While there are credible issues to be passionate about (e.g. abortion), it is apparent through this election that most professing Christians are more concerned about taxes, opposing Obamacare, taking welfare from the poor, and killing those who oppose America (as was evidenced at the SC Republican Primary Debate by the cheers of the “Christian” audience to Newt Gingrich’s “Kill them,” and the boos to Ron Paul’s recitation of the Golden Rule). Though is it not by necessity wrong to have political theories and to voice them, the predisposition of Christians to tow the entire Republican line, even those matters which we should oppose (e.g. bloodthirstiness), calls into question our integrity and our intellectual honesty. As Christians, should we really be excited about drone warfare (as both Obama and Romney are) when it has been responsible for the deaths of countless civilians?

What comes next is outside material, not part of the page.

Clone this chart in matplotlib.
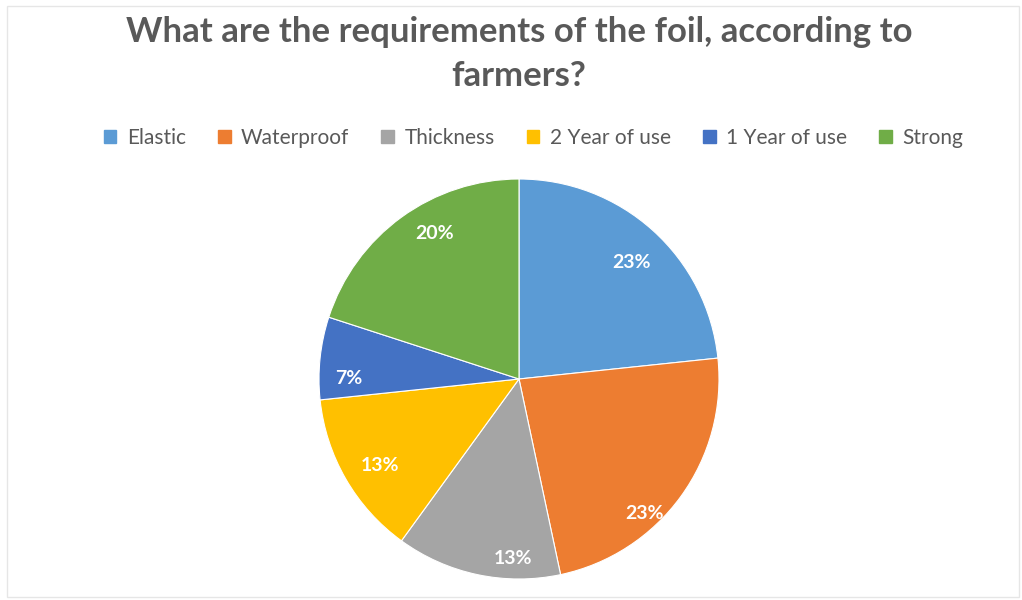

As Christians, should we really be as a passionate as we are against those who are poor who receive aid from the government? As Christians, should we despise the foreigner in our land as much as we do? These are but a few of the questions that those of us who profess Christ and are die-hard Republicans need to ask ourselves.
There are, however, other, more important questions that we must ask ourselves everyday in every sphere of our lives, including politics, namely, “Do I sincerely believe that Jesus Christ is seated as the King of kings and presidents?” and “Do I count myself as I citizen of that Kingdom first or as an American first?” For if we do believe that Jesus is our King and that being a part of that Kingdom requires that we conduct ourselves in a certain way toward our King and the people on this earth, then our American political theory will necessarily become subservient and not contradict the Kingdom of Christ. As it stands now, the testimony of the general Christian populous is that they do not believe these things, for some of the things they endorse and propagate are neither Christ-like nor accord with his Kingdom. It would be worth our while to reflect on ourselves in times such as these to ensure for our own sakes that our lives exhibit what we profess to believe.
Self-reflection and circumstantial-loathing aside, the reality of the matter is that Jesus Christ has placed Barack Obama in his position for another four years. This act is according to his good pleasure and his perfect will, and he is due praise for his decree. In this light, we in Christ must respond accordingly. Will we therefore these next four years pray for our president, Barack Obama, as our Lord instructs? Will we give him the honor that is due his position? Will we acknowledge that he, like all others in the world, is a sinner in need of the Gospel? Will we commit ourselves not to slander or to deride the leader to whom Christ has given power for the sake of peace and the Gospel? Or will we neglect these duties and do as American Christians typically do? How we respond to these things will reveal the kingdom to which we truly belong.